Adenosine receptors in glutamatergic striatal nerve terminals. a, Immunocytochemical identification of A_2AR (green) and A₁R (blue) in the glutamatergic population of rat striatal nerve terminals (identified as vGluT-1 and vGluT-2 immunoreactive; red). In the superimposed picture of this triple-immunocytochemical labeling (merge) of this representative field, the arrows indicate the A₁R/A_2AR/vGluT-containing nerve terminals. b, The quantification of images of three different fields per coverslip from four experiments using different synaptosomal preparations from different animals confirmed the predominant colocalization of A₁Rs and A_2ARs in rat striatal glutamatergic terminals (results are means ± SEM). c, Coimmunoprecipitation of A₁R and A_2AR from rat striatal synaptosomes. Solubilized synaptosomes were immunoprecipitated using rabbit anti-A₁R polyclonal antibody (5 μg) (lane 1), irrelevant rabbit polyclonal antibody (5 μg) (lane 2), and mouse anti-A_2AR monoclonal antibody (2 μg) (lane 3).
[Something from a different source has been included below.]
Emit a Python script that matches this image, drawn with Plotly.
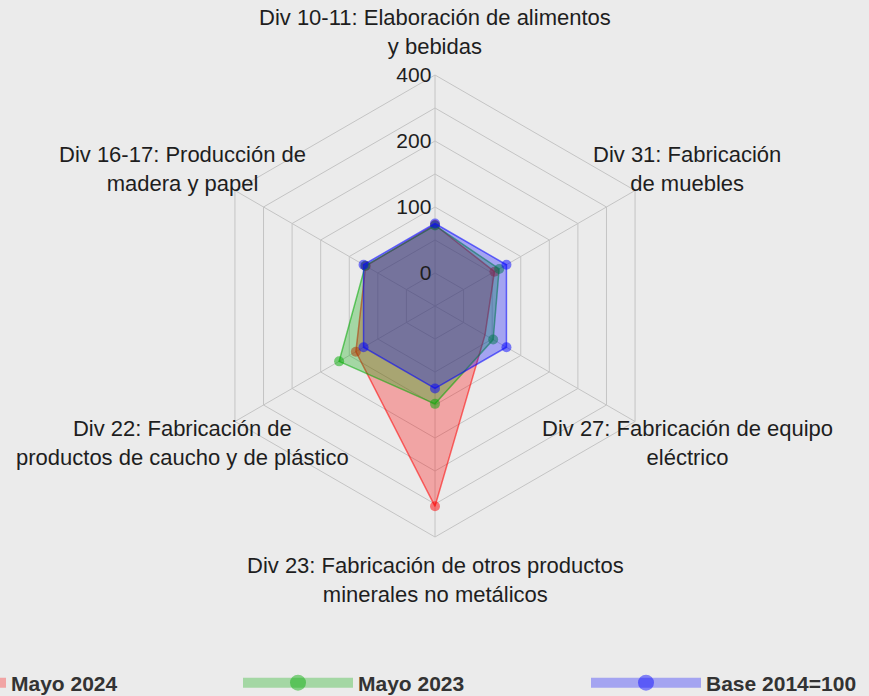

Solubilized membranes (Crude) and immunoprecipitates (lanes 1–3) were analyzed by SDS-PAGE and immunoblotted using rabbit rabbit anti-A₁R antibody (1:1000) and HRP-conjugated swine anti-rabbit IgG as a secondary antibody. IB, Immunoblot.

Figure 6.

Effect of A₁R and A_2AR activation on evoked release of glutamate from striatal nerve terminals. Superfused synaptosomes, previously loaded with [³H]glutamate, were chemically (20 mm K⁺ for 30 s) stimulated twice (S1 and S2). a, CPA (100 nm) and CGS21680 (10 nm), present in S2, inhibited and facilitated, respectively, the evoked release of glutamate in a manner prevented by the A₁R and A_2AR antagonists DPCPX (50 nm) and SCH58261 (50 nm), respectively (present in S1 and S2). The inhibitory effect of CPA (100 nm) was also abolished when CGS21680 (10 nm) was present during S1 and S2, whereas the facilitatory effect of CGS21680 was not modified when CPA (100 nm) was present in S1 and S2. Coapplication of CPA (100 nm) and CGS (10 nm) in S2 facilitated the evoked release of glutamate. The dashed bar illustrates the arithmetic sum of the effects of 10 nm CGS21680 and 100 nm CPA, if these effects were purely additive. The results are means ± SEM of three to seven experiments. *p < 0.05 versus 0%; **p < 0.05 between bars. b, Increasing concentrations of adenosine (0.1–100 μm) produced a biphasic effect, with with low and high concentrations inhibiting and stimulating the evoked release of glutamate, respectively. The results are means ± SEM of six to eight experiments. *p < 0.05 versus 0%.